Se digitate su Google la parola AIVA troverete tra i primi risultati un account Soundcloud omonimo: nell’apposito spazio dedicato alla presentazione dell’artista, leggerete la seguente frase: «Sono un’intelligenza artificiale che compone musica. Scopri di più sul mio sito web: www.aiva.ai». Inquietante? Forse, ma intanto benvenuti all’ultima frontiera dell’applicazione dell’intelligenza artificiale, in un campo che sembrava, almeno quello, rimanere a totale appannaggio dell’uomo: quello artistico.
AIVA e la musica generativa
AIVA è la forma più avanzata di ciò che viene comunemente chiamato musica generativa, ovvero lo studio e l’applicazione di software alla composizione musicale. Sin dagli anni sessanta del secolo scorso, nel pieno dello sviluppo di quella che sarebbe poi diventata la moderna cibernetica, parecchi studiosi hanno cominciato ad interessarsi al binomio tecnologia/musica, dando vita a software che permettevano di integrare strumenti mancanti, riprodotti digitalmente, a composizioni precedentemente registrate.
AIVA però è molto altro: un computer capace di creare musica da zero. Come? Attraverso lo studio in primis. Il software è infatti stato “Formato” immettendo nel suo database spartiti di grandi compositori del passato, quali ad esempio Beethoven, Mozart e Bach. A quel punto la macchina si sarebbe in un certo senso impadronita dei loro stili compositivi, analizzando le forme e le leggi matematiche che regolano il linguaggio musicale, ma non solo: AIVA in quanto intelligenza artificiale impara dalle proprie esperienze e amplia il proprio bagaglio musicale, proprio come un vero musicista.
AIVA è infatti capace di creare nuova musica basandosi sulle richieste dell’utenza: questa l’idea originale di Pierre Barreau il cui scopo è quello di fornire a chiunque ne abbia bisogno, una colonna sonora personalizzata per una propria opera. Il famoso videogioco Fortnite che tanto sta spopolando tra i giocatori online di tutto il mondo, deve ad AIVA buona parte della sua colonna sonora, dimostrando (qualora ce ne fosse poi bisogno) la versatilità dell’offerta di AIVA, capace di spaziare tra più generi musicali e rivelandosi la soluzione ideale per più situazioni.

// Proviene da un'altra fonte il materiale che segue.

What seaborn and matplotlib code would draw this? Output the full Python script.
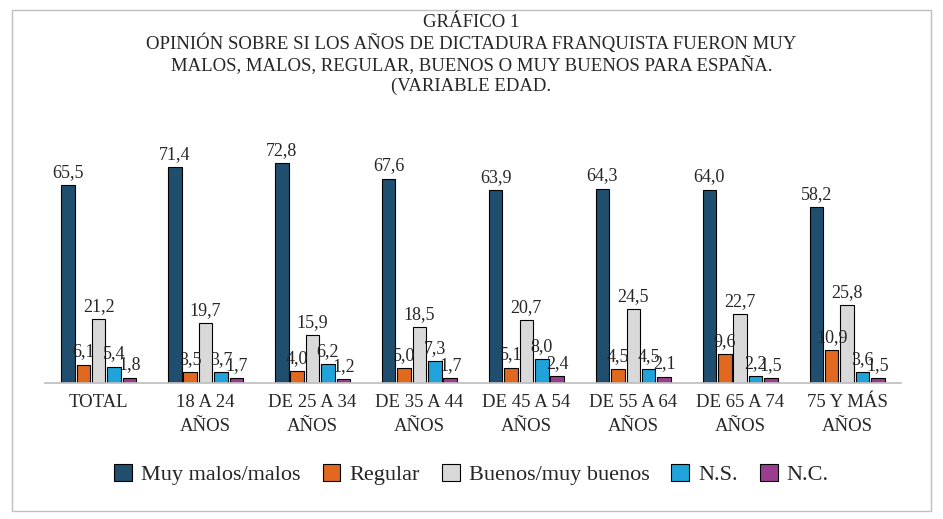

Da AIVA alle popstar virtuali. Quale futuro per l’arte?
Il fatto che un computer possa comporre della musica interamente di suo pugno, non dovrebbe dopotutto sorprendere. La capacità di gestire calcoli di complessità estrema tipica delle macchine si sposa infatti bene con un’arte come la musica, le cui regole si reggono su canoni matematici oggetti di studio da parte dell’uomo sin dai tempi degli antichi greci.
Analogamente a quanto successo quindi con le intelligenze artificiali applicati al mondo degli scacchi, dove il confronto tra campioni in carne ed ossa e avversari virtuali dalle capacità incredibili è ormai diventato storia della disciplina, bisognerebbe accogliere la nascita di compositori virtuali come una nuova normalità a cui abituarsi. Si può tuttavia accettare che l’arte, attività tipicamente umana e considerata opposta ed elevata rispetto ad operazioni meramente tecniche e ripetitive, venga ridotta alla semplice riproposizione di algoritmi ad opera di una macchina?
Fa pensare a questo proposito il caso di Hatsune Miku: trovata eclettica e avanguardistica made in Japan, si tratta di una popstar virtuale, la cui musica è interamente composta tramite software partendo da alcune vocalizzazioni preregistrate, e i suoi concerti rappresentati da un avatar virtuale.
Rimane da chiedersi insomma, dove tracciare la linea di confine tra artistico e non-artistico, in un’epoca dove la differenza tra l’uomo, la macchina e le loro rispettive produzioni musicali si assottiglia sempre di più.